» TASK BRIEF:
Only the lines from the one containing "Give me the matplotlib source for this chart." through the one containing "fig.savefig('out.png', dpi=100)" should be output, both ends included and exactly as they appear, minus any pictures.

Start of STORED RECORDS

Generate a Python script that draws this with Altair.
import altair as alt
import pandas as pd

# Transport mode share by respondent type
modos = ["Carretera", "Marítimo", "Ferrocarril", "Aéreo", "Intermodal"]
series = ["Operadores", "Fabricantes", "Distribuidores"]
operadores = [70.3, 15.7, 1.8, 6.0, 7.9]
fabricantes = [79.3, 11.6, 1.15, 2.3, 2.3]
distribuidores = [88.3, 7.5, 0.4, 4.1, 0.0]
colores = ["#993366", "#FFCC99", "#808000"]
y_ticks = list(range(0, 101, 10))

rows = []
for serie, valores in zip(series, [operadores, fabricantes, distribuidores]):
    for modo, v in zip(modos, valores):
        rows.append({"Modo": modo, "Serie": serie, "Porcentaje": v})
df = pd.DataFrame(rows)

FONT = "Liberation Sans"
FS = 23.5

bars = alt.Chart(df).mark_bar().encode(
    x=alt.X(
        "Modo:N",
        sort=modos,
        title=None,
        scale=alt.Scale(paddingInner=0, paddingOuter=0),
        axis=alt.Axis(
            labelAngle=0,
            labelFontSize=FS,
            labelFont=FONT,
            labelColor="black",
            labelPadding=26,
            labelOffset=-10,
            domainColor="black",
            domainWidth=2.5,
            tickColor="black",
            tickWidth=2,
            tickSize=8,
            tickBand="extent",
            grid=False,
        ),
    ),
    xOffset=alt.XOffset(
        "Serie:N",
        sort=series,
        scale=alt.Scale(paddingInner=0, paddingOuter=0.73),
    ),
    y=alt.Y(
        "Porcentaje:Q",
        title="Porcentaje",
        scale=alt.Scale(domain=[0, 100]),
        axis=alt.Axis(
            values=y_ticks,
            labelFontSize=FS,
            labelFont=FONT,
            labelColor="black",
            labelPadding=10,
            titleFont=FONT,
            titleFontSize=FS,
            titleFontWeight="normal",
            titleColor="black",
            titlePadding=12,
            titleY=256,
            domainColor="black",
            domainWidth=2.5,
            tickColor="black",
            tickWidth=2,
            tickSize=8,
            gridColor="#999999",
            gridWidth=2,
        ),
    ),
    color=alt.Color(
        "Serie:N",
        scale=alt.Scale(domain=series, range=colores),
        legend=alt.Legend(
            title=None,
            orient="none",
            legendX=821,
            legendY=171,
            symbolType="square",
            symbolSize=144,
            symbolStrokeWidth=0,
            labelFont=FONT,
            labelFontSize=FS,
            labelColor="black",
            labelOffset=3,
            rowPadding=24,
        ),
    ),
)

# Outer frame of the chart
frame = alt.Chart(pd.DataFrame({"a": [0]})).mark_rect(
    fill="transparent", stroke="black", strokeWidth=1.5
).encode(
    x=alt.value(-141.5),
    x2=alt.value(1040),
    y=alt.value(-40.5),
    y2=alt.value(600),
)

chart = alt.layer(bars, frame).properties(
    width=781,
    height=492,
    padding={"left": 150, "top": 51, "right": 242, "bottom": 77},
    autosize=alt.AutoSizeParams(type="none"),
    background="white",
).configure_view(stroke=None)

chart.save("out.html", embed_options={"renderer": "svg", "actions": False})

End of STORED RECORDS
Start of STORED RECORDS

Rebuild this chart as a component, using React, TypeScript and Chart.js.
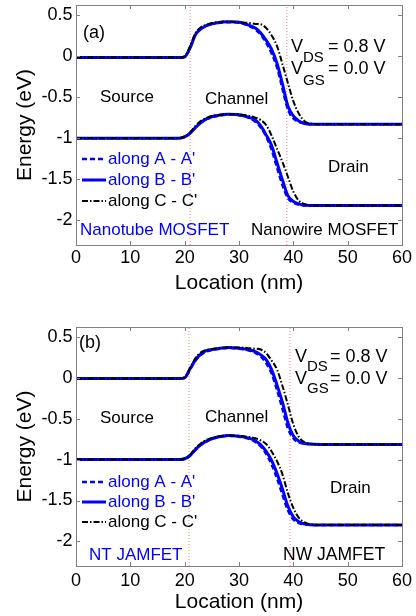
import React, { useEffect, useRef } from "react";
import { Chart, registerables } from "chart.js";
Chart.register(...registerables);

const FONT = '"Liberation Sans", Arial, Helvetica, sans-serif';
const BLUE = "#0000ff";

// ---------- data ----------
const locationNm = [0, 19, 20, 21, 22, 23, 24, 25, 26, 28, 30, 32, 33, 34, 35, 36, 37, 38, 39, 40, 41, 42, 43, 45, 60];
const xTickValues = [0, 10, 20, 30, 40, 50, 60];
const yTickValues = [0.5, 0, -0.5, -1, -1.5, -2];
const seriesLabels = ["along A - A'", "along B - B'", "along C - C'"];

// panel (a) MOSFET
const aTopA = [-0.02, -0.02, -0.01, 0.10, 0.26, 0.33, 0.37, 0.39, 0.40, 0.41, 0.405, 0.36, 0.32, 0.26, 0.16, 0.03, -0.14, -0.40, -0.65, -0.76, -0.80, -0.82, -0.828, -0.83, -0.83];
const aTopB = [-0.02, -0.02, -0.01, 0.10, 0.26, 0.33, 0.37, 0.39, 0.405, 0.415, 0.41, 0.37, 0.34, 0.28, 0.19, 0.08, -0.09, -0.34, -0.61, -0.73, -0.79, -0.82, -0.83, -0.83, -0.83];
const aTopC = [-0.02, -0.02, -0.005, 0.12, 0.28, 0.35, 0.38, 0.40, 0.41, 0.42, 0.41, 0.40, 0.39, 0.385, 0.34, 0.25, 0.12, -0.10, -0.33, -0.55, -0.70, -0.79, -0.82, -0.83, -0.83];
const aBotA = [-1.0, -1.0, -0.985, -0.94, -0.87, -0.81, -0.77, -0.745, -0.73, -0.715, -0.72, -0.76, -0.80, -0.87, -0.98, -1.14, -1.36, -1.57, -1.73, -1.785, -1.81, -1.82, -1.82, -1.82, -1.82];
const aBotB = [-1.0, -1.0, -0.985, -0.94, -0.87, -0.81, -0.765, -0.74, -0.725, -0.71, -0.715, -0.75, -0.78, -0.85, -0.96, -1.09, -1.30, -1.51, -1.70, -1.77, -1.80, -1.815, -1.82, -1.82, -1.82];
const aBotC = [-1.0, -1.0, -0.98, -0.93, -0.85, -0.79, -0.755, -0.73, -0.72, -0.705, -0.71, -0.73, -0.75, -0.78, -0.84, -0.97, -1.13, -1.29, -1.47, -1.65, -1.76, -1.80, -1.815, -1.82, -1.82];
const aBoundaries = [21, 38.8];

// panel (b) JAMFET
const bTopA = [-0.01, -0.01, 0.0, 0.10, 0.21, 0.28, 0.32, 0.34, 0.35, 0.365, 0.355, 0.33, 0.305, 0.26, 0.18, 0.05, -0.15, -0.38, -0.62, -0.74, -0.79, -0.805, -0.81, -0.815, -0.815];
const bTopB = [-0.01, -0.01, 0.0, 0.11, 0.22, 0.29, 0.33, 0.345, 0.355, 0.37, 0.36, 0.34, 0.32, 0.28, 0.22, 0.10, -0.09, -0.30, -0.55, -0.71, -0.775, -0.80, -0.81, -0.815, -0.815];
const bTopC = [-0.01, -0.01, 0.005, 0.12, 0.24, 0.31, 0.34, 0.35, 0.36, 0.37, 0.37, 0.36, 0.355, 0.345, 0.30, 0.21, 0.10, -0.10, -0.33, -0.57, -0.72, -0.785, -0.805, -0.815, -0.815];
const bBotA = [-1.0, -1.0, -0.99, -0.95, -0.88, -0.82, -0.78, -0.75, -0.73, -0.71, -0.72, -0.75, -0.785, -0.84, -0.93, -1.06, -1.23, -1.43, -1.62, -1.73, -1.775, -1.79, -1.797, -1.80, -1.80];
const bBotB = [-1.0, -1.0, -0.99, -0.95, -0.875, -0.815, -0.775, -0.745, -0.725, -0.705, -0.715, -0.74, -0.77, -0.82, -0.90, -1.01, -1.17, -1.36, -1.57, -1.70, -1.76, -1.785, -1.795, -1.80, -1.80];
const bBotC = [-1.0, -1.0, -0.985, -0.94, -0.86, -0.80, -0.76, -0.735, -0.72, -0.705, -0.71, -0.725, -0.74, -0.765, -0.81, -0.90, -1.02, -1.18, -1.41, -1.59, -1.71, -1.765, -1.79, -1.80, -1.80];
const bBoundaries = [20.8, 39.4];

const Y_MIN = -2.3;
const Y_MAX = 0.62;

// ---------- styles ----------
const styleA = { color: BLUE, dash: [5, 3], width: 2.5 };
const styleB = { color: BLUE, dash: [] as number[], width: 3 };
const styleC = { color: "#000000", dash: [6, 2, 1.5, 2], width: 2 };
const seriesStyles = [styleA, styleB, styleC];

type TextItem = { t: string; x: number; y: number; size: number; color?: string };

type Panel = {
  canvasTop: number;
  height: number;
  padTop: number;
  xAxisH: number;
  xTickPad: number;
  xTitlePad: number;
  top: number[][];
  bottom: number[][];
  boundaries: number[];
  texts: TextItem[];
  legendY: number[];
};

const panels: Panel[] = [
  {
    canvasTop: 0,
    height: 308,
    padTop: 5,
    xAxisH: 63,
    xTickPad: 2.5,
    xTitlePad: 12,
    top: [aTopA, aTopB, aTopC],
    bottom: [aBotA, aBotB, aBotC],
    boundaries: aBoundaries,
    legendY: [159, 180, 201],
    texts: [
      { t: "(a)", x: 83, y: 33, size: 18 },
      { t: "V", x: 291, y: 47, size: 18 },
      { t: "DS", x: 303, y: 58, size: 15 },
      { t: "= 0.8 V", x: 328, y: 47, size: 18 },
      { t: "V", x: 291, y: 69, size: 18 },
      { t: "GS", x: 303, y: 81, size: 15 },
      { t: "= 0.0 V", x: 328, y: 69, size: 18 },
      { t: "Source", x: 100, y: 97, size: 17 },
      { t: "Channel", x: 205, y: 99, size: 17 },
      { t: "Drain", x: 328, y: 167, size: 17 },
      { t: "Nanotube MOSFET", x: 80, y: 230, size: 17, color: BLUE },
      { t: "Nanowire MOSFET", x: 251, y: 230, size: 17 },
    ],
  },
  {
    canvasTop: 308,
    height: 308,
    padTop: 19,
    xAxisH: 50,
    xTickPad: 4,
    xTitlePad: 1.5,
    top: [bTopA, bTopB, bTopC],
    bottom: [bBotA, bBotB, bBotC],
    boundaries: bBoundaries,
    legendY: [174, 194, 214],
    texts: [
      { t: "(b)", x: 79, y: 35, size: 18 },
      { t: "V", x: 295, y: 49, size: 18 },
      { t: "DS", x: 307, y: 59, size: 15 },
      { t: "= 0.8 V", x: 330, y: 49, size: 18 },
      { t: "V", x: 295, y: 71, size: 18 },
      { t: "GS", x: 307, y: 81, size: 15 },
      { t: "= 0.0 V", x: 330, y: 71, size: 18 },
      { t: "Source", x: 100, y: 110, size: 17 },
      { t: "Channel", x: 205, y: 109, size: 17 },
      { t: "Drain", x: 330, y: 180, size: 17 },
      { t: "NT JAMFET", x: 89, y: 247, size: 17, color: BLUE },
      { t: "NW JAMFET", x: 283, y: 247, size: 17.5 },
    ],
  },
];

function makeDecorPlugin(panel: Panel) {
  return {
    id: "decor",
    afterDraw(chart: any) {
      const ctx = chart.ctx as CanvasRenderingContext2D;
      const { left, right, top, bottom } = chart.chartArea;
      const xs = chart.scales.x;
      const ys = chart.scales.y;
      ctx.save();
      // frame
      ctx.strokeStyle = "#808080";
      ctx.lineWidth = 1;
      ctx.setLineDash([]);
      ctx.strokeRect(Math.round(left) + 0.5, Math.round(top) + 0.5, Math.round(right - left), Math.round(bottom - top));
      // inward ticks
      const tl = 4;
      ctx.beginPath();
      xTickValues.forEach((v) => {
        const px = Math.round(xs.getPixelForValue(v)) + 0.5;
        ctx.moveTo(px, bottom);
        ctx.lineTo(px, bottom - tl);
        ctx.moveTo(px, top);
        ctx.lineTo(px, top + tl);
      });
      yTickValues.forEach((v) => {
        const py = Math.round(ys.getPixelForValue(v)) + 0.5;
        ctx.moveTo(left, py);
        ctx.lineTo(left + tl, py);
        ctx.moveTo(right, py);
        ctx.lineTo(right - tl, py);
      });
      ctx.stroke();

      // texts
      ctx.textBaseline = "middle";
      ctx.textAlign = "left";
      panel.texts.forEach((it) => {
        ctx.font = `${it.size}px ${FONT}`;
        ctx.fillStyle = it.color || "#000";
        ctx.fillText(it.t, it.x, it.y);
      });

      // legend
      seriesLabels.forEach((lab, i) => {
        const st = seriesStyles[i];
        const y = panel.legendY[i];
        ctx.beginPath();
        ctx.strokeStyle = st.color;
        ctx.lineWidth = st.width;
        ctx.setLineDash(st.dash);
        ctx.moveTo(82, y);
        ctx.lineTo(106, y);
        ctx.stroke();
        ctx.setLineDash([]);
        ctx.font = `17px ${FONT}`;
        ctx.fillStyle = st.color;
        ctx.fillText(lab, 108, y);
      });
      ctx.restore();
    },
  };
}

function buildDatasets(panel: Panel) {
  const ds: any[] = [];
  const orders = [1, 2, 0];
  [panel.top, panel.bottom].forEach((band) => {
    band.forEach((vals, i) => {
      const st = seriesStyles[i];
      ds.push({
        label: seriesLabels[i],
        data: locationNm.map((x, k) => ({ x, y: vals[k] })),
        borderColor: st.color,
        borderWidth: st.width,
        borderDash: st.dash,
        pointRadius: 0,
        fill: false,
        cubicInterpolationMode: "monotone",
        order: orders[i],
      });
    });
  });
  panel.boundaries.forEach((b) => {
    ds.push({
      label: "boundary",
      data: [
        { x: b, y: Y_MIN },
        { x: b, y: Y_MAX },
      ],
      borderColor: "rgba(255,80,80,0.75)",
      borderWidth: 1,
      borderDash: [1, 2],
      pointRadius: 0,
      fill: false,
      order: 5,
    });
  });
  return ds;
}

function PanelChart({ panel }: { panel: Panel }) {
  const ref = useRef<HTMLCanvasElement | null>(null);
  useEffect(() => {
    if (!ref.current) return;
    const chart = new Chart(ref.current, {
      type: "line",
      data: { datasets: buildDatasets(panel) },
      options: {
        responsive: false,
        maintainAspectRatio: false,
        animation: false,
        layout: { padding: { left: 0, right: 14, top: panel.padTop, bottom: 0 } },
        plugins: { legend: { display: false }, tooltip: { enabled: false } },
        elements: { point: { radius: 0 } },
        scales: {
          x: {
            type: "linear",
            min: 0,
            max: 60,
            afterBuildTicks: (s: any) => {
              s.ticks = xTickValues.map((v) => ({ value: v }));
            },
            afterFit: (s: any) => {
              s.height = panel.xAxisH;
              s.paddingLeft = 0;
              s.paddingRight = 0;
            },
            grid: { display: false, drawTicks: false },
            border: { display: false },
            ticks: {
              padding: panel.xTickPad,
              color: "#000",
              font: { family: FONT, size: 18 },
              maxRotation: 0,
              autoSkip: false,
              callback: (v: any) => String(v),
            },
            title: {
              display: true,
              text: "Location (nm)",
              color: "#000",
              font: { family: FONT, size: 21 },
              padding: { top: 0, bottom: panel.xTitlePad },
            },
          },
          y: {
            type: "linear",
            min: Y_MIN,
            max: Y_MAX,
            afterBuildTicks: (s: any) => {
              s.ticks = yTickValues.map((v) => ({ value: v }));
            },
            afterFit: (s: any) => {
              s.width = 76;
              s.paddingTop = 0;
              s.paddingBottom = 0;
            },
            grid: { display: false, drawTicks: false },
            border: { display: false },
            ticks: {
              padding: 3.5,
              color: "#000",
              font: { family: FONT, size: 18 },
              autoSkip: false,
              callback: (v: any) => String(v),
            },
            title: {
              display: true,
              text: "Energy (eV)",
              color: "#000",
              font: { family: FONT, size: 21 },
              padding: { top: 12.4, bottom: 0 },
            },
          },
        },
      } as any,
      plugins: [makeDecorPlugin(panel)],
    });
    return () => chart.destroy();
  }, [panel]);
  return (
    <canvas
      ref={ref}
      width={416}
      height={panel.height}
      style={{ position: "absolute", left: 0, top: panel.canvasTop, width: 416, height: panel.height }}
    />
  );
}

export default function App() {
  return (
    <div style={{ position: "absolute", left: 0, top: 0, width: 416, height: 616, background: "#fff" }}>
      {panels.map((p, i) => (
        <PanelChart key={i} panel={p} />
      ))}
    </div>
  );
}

End of STORED RECORDS
Start of STORED RECORDS

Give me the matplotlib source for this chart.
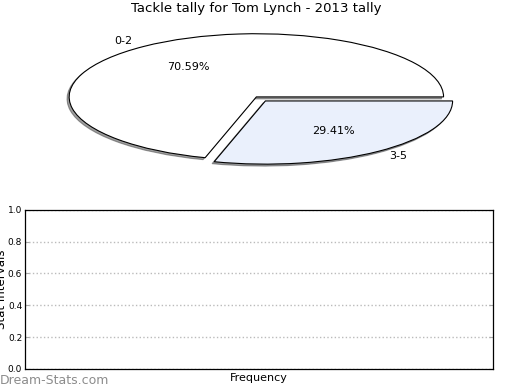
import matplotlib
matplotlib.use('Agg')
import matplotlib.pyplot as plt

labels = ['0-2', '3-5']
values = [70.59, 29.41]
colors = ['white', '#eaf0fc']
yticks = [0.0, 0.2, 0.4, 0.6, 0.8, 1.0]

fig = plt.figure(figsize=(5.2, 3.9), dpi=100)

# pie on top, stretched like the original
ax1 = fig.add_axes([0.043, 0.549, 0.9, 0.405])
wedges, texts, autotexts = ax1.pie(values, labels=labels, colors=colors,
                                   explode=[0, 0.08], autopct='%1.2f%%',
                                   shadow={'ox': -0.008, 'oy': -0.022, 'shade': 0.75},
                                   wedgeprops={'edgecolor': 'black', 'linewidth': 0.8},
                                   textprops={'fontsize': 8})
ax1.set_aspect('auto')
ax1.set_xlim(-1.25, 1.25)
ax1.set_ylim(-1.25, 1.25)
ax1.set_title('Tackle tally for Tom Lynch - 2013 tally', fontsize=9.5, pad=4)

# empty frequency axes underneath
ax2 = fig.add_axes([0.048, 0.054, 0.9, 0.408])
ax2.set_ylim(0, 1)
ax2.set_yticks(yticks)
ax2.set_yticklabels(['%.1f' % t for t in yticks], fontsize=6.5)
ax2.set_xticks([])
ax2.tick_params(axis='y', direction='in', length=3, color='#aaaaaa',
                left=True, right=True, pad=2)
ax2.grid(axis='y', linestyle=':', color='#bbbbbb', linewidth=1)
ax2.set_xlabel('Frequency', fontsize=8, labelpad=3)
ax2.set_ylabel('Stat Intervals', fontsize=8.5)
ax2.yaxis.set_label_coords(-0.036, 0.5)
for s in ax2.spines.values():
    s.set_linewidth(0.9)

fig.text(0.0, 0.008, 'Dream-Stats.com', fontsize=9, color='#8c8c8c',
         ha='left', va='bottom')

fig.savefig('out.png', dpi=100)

End of STORED RECORDS

» RESULT:
Give me the matplotlib source for this chart.
import matplotlib
matplotlib.use('Agg')
import matplotlib.pyplot as plt

labels = ['0-2', '3-5']
values = [70.59, 29.41]
colors = ['white', '#eaf0fc']
yticks = [0.0, 0.2, 0.4, 0.6, 0.8, 1.0]

fig = plt.figure(figsize=(5.2, 3.9), dpi=100)

# pie on top, stretched like the original
ax1 = fig.add_axes([0.043, 0.549, 0.9, 0.405])
wedges, texts, autotexts = ax1.pie(values, labels=labels, colors=colors,
                                   explode=[0, 0.08], autopct='%1.2f%%',
                                   shadow={'ox': -0.008, 'oy': -0.022, 'shade': 0.75},
                                   wedgeprops={'edgecolor': 'black', 'linewidth': 0.8},
                                   textprops={'fontsize': 8})
ax1.set_aspect('auto')
ax1.set_xlim(-1.25, 1.25)
ax1.set_ylim(-1.25, 1.25)
ax1.set_title('Tackle tally for Tom Lynch - 2013 tally', fontsize=9.5, pad=4)

# empty frequency axes underneath
ax2 = fig.add_axes([0.048, 0.054, 0.9, 0.408])
ax2.set_ylim(0, 1)
ax2.set_yticks(yticks)
ax2.set_yticklabels(['%.1f' % t for t in yticks], fontsize=6.5)
ax2.set_xticks([])
ax2.tick_params(axis='y', direction='in', length=3, color='#aaaaaa',
                left=True, right=True, pad=2)
ax2.grid(axis='y', linestyle=':', color='#bbbbbb', linewidth=1)
ax2.set_xlabel('Frequency', fontsize=8, labelpad=3)
ax2.set_ylabel('Stat Intervals', fontsize=8.5)
ax2.yaxis.set_label_coords(-0.036, 0.5)
for s in ax2.spines.values():
    s.set_linewidth(0.9)

fig.text(0.0, 0.008, 'Dream-Stats.com', fontsize=9, color='#8c8c8c',
         ha='left', va='bottom')

fig.savefig('out.png', dpi=100)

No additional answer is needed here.